On 22 April 2021, Law no. 10/21 – Law amending Law no. 10/18 of 26 June – Private Investment Law (“LIP”) was published. The changes to the LIP result from the need to improve conditions of competitiveness in attracting investment in the country. One of the most significant changes was the introduction of the contractual regime, which allows the State, as the entity promoting the investment, and the investor to freely negotiate the conditions of approval and implementation of the private project, as well as the incentives and facilities to be granted under the private investment contract.

The new LIP changes the concepts of internal and external investment, starting to mention that the investment can be carried out through the use of means of payment available in the national territory by foreign exchange residents in the case of internal investment and by the introduction or use in the national territory of freely convertible currency held by foreign exchange non-residents.

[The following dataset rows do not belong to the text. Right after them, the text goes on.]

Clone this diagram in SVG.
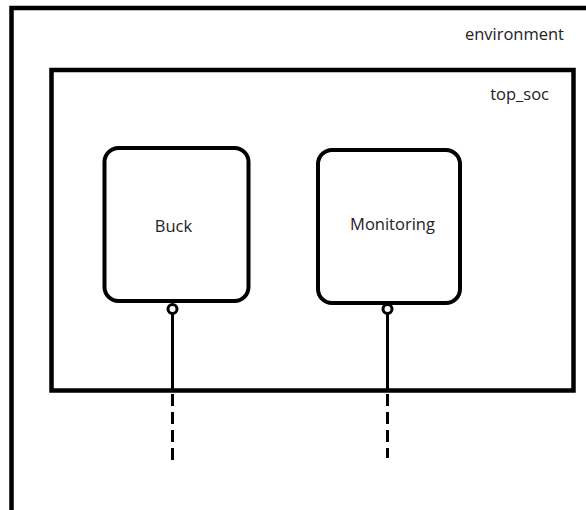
<svg xmlns="http://www.w3.org/2000/svg" width="586" height="510" viewBox="0 0 586 510">
  <style>
    .frame { fill: none; stroke: #000; stroke-width: 4.5; }
    .block { fill: #fff; stroke: #000; stroke-width: 4; }
    .label { font-family: "Open Sans", "Liberation Sans", sans-serif; font-size: 16.5px; fill: #222; }
    .center { text-anchor: middle; }
    .wire { stroke: #000; stroke-width: 3; fill: none; }
    .wire-out { stroke: #000; stroke-width: 3; fill: none; stroke-dasharray: 12 6; }
    .port { fill: #fff; stroke: #000; stroke-width: 3; }
  </style>
  <rect width="586" height="510" fill="#fff"/>

  <!-- environment boundary (continues past the right and bottom edges) -->
  <g id="environment">
    <rect class="frame" x="11.5" y="8" width="620" height="540"/>
    <text class="label" x="564" y="40" text-anchor="end">environment</text>
  </g>

  <!-- top-level SoC -->
  <g id="top_soc">
    <rect class="frame" x="51.5" y="70" width="522" height="320.5"/>
    <text class="label" x="549" y="100" text-anchor="end">top_soc</text>
  </g>

  <!-- external wires: solid inside the SoC, dashed outside -->
  <g id="connectors">
    <line class="wire" x1="172.5" y1="313" x2="172.5" y2="391"/>
    <line class="wire-out" x1="172.5" y1="394" x2="172.5" y2="466"/>
    <line class="wire" x1="387.5" y1="313" x2="387.5" y2="391"/>
    <line class="wire-out" x1="387.5" y1="394" x2="387.5" y2="458"/>
  </g>

  <g id="buck">
    <rect class="block" x="104.5" y="148" width="144" height="153" rx="14"/>
    <circle class="port" cx="172.5" cy="309" r="4.5"/>
    <text class="label center" x="173.5" y="232">Buck</text>
  </g>

  <g id="monitoring">
    <rect class="block" x="318" y="150" width="142" height="153" rx="14"/>
    <circle class="port" cx="387.5" cy="309" r="4.5"/>
    <text class="label center" x="392.5" y="230">Monitoring</text>
  </g>
</svg>
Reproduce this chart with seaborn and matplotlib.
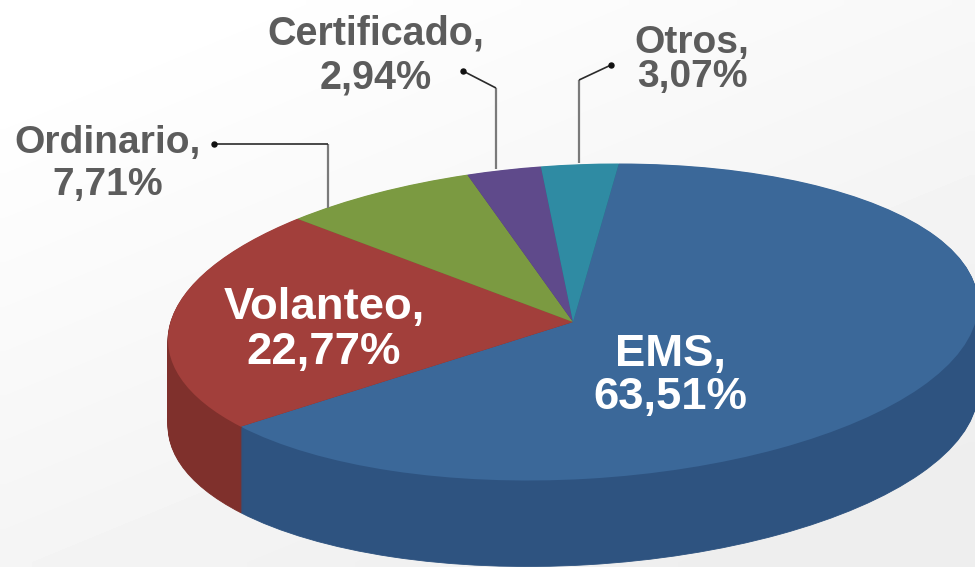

Among the ways of carrying out the investment, the introduction of raw materials as a form of investment also is included, and the incorporation of technology and knowledge susceptible of pecuniary valuation is no longer an option to carry out the investment.

With regard to the possibility of transfers abroad, the new LIP no longer requires the complete execution of the Private Investment Project so that foreign investors can transfer dividends abroad, the proceeds from the liquidation of their projects, indemnities due to them, royalties , transfers abroad may be made after the payment of the taxes due and the constitution of mandatory reserves.

External investors are now able to resort to internal credit even before the implementation of the entirety of their investment project.

Regarding the benefits, the new LIP also brings some new features:

  • The value of the investment and the jobs created are now also indicated as influencing factors in determining benefits and facilities;
  • The tax benefits that the various private investment regimes can enjoy are now provided for in the Tax Benefits Code in force (at the moment the Tax Benefits Code is yet to be published, which may determine some delay in the attribution of tax benefits to projects that may be approved before the publication of the aforementioned Code);
  • For the implementation of investment projects, investors are exempt from obtaining provisional licenses and other authorizations from public administration bodies, with the CRIP (Certificate of Private Investment Registration) being sufficient;
  • In cases where it is considered essential to obtain opinions, approvals and authorizations in the procedures applicable to investment projects, the body responsible for issuing these documents is obliged to comply with the deadlines established in the project schedule agreed with the investor. Tacit approval in the event of non-compliance with the stipulated deadlines is also included.

This law entered into force on the day of its publication, April 22, 2021.